Show all lines from the listing below that contain "matplotlib".

(Records from a data source)

▼

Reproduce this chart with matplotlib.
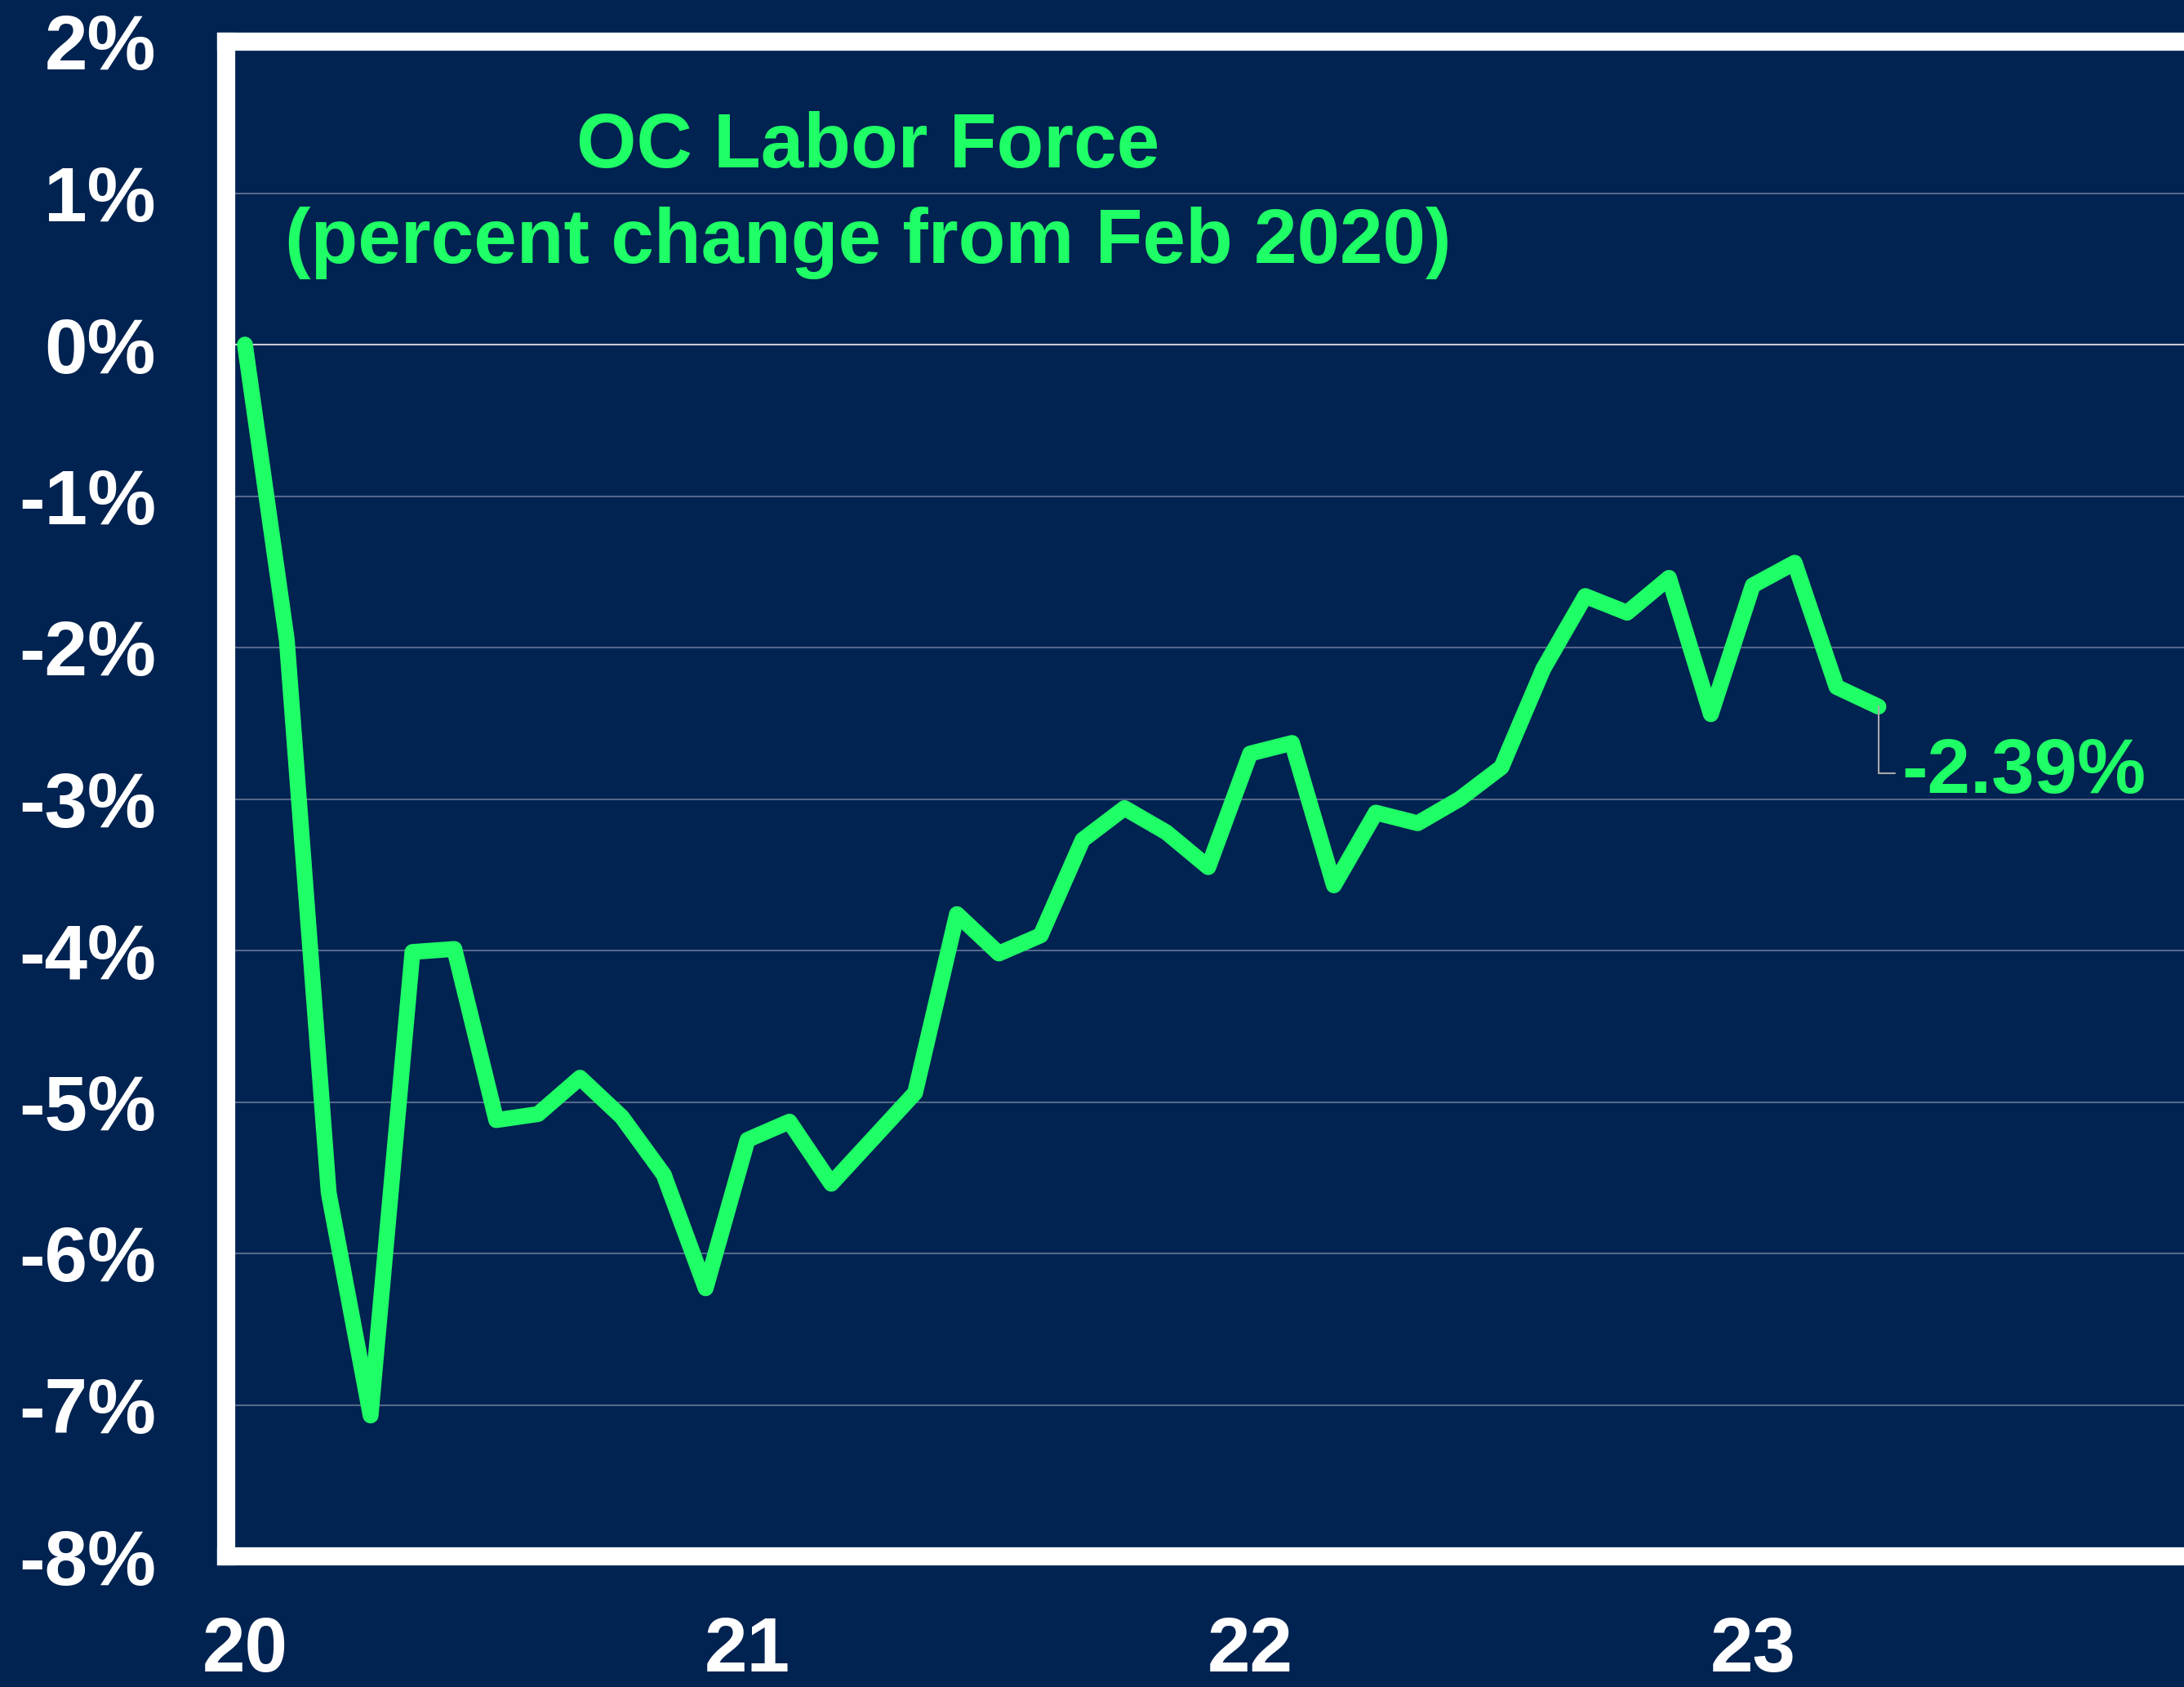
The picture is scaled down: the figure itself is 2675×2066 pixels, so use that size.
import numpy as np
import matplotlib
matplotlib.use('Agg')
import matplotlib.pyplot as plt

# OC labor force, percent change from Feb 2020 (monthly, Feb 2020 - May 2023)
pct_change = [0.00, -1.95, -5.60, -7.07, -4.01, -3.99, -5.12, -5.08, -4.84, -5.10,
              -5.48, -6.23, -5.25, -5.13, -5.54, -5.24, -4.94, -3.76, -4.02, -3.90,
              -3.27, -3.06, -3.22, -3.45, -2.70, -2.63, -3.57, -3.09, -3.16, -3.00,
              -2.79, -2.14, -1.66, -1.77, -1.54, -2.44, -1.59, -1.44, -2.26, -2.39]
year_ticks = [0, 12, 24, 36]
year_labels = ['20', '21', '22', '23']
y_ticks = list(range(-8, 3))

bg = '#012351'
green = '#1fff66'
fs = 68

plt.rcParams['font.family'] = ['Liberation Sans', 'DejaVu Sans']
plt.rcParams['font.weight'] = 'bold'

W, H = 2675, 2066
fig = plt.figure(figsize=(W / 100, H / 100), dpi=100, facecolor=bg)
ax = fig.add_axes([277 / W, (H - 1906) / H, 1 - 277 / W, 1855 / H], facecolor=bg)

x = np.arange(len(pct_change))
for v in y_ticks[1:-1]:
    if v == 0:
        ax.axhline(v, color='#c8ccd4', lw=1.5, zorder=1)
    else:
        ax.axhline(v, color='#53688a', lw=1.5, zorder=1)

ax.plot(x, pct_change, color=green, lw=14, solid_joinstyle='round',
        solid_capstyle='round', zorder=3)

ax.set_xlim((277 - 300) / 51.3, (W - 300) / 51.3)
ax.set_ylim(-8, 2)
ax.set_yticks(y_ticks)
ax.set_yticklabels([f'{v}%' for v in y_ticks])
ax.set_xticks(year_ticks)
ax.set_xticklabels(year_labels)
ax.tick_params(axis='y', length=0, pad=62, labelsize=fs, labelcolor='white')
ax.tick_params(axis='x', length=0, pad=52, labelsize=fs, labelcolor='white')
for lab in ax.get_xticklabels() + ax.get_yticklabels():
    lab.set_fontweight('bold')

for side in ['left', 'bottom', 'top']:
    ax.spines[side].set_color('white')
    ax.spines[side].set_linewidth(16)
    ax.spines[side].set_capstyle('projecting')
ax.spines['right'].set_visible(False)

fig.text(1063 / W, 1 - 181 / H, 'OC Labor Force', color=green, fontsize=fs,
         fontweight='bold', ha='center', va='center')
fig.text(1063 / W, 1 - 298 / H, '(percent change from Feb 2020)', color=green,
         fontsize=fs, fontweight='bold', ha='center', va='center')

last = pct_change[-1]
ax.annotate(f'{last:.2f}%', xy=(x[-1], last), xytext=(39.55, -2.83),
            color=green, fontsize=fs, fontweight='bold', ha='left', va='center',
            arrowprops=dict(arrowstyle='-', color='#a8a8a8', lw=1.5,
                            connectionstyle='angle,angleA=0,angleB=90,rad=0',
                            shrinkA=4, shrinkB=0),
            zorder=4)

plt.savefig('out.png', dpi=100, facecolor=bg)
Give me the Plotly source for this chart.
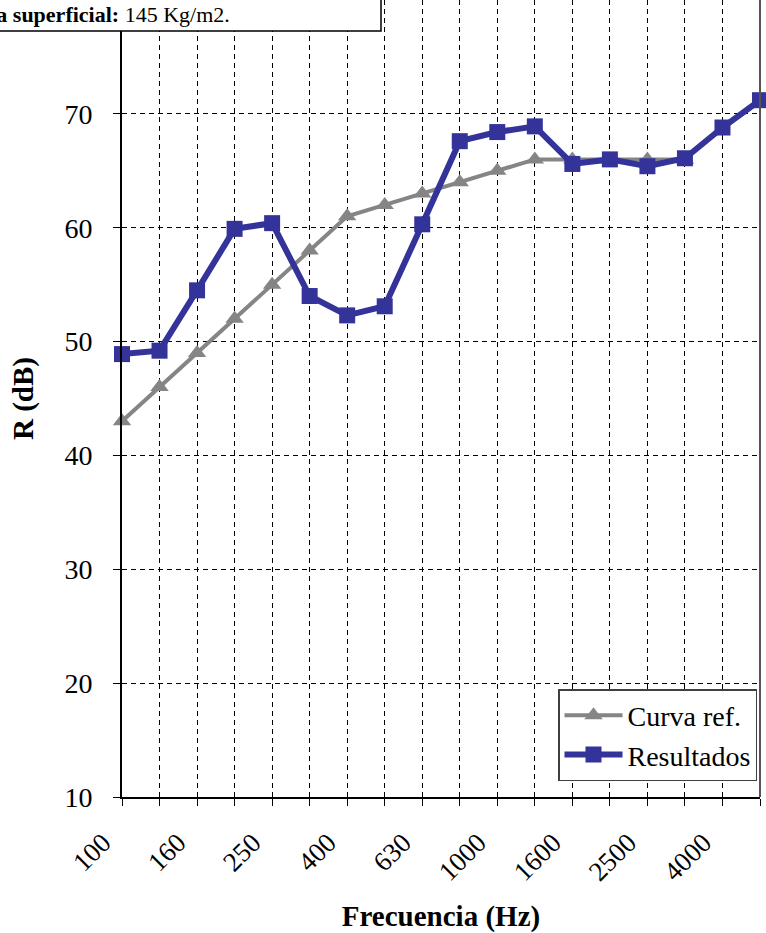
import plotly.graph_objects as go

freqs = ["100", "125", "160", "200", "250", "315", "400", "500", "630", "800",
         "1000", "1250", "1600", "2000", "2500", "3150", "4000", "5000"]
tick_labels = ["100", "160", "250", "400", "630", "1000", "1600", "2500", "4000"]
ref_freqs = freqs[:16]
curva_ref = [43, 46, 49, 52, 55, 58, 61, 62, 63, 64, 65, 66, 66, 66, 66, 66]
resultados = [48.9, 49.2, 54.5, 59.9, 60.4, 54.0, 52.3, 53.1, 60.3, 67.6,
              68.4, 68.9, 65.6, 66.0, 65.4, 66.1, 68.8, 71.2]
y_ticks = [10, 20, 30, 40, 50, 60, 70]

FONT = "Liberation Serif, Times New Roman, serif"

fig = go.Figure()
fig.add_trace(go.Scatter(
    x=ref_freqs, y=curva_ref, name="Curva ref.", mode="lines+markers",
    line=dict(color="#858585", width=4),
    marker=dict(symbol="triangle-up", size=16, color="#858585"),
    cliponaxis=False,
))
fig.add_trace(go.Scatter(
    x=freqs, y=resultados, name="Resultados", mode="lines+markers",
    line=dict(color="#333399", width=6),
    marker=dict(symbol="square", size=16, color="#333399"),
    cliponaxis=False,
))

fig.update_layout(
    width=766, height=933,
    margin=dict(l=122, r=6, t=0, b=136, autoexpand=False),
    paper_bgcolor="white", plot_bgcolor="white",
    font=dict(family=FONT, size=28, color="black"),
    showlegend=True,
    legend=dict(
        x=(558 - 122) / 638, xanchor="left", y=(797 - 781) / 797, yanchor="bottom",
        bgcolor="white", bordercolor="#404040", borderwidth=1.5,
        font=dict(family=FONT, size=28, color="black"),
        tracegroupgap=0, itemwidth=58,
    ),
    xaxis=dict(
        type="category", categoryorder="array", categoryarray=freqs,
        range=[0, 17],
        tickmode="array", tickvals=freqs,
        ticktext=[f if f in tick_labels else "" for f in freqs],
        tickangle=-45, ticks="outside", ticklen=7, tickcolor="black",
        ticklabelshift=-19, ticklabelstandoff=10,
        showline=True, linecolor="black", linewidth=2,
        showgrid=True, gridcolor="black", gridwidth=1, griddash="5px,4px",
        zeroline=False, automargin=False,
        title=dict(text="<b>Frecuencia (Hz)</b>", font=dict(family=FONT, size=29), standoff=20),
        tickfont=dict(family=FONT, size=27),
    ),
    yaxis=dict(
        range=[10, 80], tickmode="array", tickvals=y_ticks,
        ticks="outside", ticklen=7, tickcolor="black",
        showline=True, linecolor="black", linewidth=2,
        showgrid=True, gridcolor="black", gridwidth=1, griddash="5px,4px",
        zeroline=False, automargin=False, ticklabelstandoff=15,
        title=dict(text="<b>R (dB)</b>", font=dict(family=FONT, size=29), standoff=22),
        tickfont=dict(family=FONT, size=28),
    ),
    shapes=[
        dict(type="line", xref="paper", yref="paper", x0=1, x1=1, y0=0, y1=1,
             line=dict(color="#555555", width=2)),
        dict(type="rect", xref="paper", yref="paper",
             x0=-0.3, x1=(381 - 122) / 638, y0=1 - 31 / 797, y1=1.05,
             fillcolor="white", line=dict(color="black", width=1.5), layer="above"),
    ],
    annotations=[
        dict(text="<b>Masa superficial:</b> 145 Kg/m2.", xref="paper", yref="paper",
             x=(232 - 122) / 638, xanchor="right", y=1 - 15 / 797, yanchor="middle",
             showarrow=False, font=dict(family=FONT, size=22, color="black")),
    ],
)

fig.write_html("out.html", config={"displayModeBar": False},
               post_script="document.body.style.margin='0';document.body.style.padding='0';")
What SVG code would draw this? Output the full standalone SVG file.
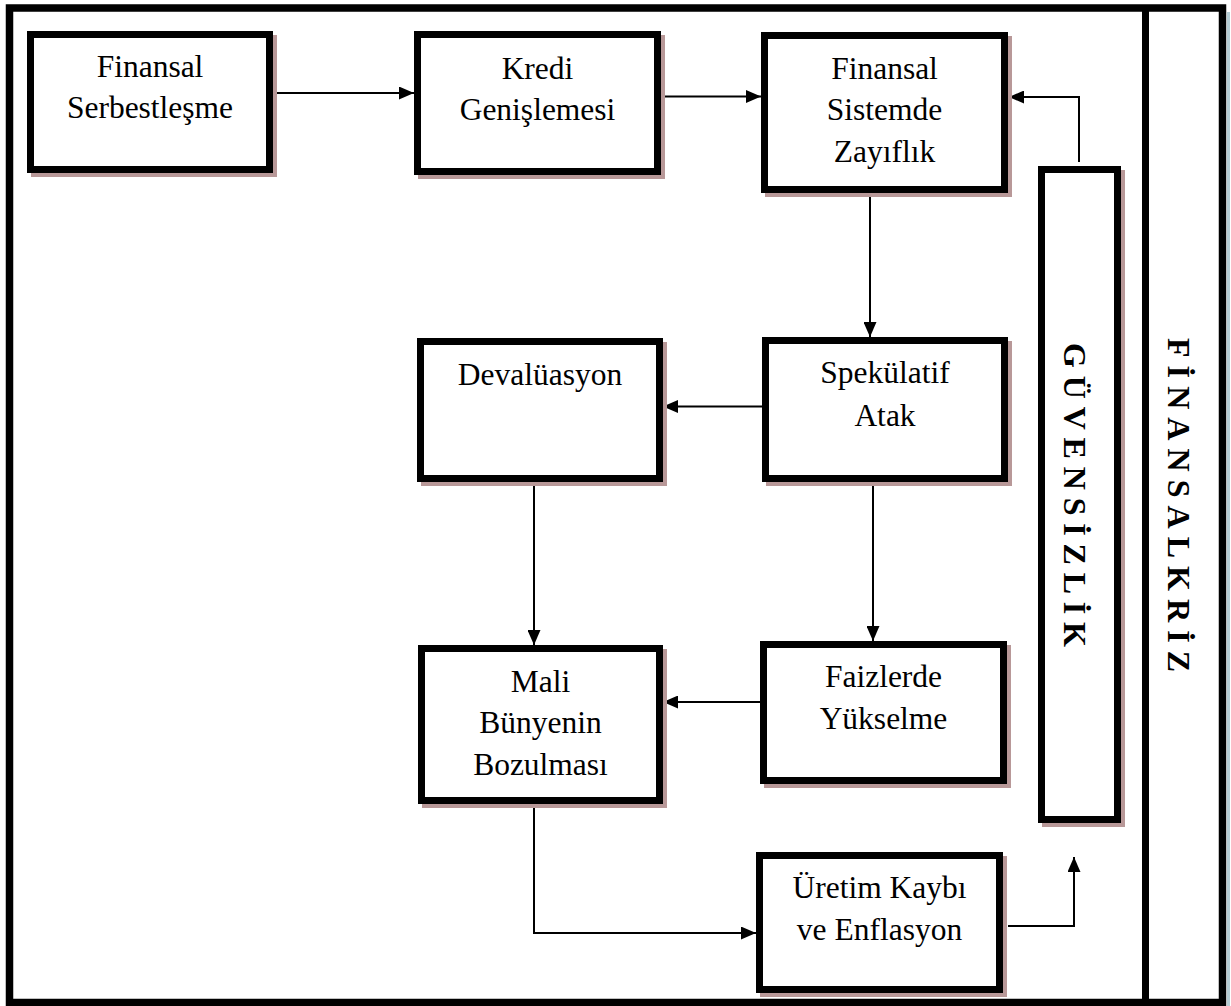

▲

§ **THE OUTPUT**:
Reproduce this chart with matplotlib.
import matplotlib
matplotlib.use('Agg')
import matplotlib.pyplot as plt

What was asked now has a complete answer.